Tuesday, May 29, 2012

Using filters in HBase to match certain columns

HBase is a column oriented database which stores the content by column rather than by row. To limit the output of an scan you can use filters, so far so good.

But how it'll work when you want to filter more as one matching column, let's say 2 or more certain columns?
The trick here is to use an SingleColumnValueFilter (SCVF) in conjunction with a boolean arithmetic operation.

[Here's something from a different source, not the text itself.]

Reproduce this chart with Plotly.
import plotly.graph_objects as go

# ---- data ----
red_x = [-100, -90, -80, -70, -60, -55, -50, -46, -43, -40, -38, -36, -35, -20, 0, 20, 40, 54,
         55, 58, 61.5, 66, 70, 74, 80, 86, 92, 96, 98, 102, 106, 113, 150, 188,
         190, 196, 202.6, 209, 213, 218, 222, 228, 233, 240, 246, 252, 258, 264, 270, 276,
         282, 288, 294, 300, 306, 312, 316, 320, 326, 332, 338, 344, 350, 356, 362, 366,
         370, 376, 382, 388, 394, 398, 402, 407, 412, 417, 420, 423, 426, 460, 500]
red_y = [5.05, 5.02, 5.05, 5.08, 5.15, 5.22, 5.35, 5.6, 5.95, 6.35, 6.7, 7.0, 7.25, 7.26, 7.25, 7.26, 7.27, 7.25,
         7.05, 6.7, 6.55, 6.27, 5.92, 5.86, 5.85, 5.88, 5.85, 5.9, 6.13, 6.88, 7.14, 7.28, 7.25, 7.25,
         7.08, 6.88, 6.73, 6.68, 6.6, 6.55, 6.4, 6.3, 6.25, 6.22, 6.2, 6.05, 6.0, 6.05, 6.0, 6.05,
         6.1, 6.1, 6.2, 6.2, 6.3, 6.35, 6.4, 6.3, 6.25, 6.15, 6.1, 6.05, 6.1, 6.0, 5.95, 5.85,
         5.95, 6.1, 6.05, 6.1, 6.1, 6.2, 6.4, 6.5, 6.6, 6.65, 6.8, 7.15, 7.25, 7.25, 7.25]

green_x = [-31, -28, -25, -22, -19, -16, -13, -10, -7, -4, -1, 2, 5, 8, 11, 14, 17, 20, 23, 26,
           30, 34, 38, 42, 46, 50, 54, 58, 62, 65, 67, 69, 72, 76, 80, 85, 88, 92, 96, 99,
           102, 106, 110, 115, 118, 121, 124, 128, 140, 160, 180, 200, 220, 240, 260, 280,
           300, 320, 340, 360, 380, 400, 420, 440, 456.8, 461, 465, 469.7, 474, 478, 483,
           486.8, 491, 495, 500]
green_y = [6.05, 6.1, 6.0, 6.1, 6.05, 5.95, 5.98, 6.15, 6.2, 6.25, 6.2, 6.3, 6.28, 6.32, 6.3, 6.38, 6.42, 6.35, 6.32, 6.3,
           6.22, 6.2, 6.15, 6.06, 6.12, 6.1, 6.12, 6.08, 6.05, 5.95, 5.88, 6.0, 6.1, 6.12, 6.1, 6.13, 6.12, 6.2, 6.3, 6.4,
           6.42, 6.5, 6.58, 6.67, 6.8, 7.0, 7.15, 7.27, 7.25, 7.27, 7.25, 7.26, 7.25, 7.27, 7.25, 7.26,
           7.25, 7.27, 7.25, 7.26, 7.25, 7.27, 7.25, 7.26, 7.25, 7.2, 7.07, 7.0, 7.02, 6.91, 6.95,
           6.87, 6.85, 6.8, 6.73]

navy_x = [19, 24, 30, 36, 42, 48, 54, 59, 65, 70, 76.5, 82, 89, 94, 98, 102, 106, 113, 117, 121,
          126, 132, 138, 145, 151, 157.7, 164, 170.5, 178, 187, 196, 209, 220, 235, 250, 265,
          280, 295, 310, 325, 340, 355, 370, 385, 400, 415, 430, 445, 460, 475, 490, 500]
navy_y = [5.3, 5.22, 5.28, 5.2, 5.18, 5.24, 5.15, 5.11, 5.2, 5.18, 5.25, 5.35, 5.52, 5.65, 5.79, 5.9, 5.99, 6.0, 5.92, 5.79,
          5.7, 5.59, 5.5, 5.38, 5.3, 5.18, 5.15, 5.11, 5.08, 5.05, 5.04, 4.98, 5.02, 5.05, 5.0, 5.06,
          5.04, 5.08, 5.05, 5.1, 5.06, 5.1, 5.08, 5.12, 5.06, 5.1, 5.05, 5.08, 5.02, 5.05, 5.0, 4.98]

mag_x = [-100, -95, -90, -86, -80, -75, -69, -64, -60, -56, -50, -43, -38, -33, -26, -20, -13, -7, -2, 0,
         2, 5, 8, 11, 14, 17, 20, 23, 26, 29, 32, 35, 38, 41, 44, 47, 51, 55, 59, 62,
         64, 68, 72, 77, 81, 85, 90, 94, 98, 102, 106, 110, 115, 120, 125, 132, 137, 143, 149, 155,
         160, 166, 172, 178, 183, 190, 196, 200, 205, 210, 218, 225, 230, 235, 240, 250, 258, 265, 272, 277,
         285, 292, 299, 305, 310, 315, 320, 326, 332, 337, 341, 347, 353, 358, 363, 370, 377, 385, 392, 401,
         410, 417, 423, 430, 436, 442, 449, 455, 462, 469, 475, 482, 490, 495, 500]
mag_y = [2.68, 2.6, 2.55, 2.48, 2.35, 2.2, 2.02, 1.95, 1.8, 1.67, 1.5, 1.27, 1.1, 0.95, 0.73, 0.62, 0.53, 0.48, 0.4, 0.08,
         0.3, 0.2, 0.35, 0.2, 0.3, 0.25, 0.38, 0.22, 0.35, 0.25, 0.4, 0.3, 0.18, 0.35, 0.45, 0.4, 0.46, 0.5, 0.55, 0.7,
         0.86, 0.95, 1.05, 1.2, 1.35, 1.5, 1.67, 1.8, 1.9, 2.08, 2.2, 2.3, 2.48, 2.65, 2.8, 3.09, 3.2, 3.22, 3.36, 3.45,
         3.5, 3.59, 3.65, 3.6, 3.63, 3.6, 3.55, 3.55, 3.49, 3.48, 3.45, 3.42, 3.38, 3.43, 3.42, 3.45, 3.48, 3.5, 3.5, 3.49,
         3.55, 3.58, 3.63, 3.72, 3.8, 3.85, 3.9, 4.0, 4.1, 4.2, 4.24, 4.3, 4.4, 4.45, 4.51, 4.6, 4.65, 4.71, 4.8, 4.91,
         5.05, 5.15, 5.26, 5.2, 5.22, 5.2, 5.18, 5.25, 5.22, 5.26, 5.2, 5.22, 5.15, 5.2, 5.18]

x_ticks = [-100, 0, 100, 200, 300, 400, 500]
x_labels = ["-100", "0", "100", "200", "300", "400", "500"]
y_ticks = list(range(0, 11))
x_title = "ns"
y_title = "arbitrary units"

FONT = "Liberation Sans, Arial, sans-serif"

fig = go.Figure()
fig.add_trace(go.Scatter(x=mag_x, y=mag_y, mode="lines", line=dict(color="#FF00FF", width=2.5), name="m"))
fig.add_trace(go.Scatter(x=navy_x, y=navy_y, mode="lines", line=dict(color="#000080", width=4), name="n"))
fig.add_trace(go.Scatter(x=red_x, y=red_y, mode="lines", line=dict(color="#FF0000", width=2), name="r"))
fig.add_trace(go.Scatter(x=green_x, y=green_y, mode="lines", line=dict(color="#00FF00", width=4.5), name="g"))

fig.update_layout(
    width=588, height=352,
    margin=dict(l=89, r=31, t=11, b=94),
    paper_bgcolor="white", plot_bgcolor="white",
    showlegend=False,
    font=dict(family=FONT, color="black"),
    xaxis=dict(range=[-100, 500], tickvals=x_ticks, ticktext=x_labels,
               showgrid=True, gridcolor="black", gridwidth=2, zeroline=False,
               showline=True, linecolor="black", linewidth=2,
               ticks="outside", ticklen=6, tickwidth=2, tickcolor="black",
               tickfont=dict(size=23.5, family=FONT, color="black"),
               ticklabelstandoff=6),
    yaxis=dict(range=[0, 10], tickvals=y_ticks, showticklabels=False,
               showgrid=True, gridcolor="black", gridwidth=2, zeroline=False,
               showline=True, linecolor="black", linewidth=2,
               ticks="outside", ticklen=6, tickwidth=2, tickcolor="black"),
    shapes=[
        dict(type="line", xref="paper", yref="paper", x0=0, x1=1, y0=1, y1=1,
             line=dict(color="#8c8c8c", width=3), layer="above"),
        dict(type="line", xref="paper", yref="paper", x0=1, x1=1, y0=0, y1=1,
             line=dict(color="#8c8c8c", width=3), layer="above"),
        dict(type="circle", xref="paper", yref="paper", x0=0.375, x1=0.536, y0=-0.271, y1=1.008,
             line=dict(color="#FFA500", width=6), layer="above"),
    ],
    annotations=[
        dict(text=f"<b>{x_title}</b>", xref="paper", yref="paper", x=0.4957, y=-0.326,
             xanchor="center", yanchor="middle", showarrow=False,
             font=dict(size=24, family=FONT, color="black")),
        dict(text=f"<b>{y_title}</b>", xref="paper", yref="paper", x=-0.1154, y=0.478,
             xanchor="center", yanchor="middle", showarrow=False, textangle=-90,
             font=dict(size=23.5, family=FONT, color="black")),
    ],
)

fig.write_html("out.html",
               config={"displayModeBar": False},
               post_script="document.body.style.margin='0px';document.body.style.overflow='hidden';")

The idea behind is to include all columns which have "X" and NOT the value DOESNOTEXIST; the filter would look like:

List list = new ArrayList<Filter>(2);
Filter filter1 = new SingleColumnValueFilter(Bytes.toBytes("fam1"),
 Bytes.toBytes("VALUE1"), CompareOp.DOES_NOT_EQUAL, Bytes.toBytes("DOESNOTEXIST"));
Filter filter2 = new SingleColumnValueFilter(Bytes.toBytes("fam2"),
 Bytes.toBytes("VALUE2"), CompareOp.DOES_NOT_EQUAL, Bytes.toBytes("DOESNOTEXIST"));
FilterList filterList = new FilterList(list);
Scan scan = new Scan();

Define a new filter list, add an family (fam1) and define the filter mechanism to match VALUE1 and compare them with NOT_EQUAL => DOESNOTEXIST. Means, the filter match all columns which have VALUE1 and returns only the rows who have NOT included DOESNOTEXIST. Now you can add more and more values to the filter list, start the scan and you should only get data back which match exactly your conditions.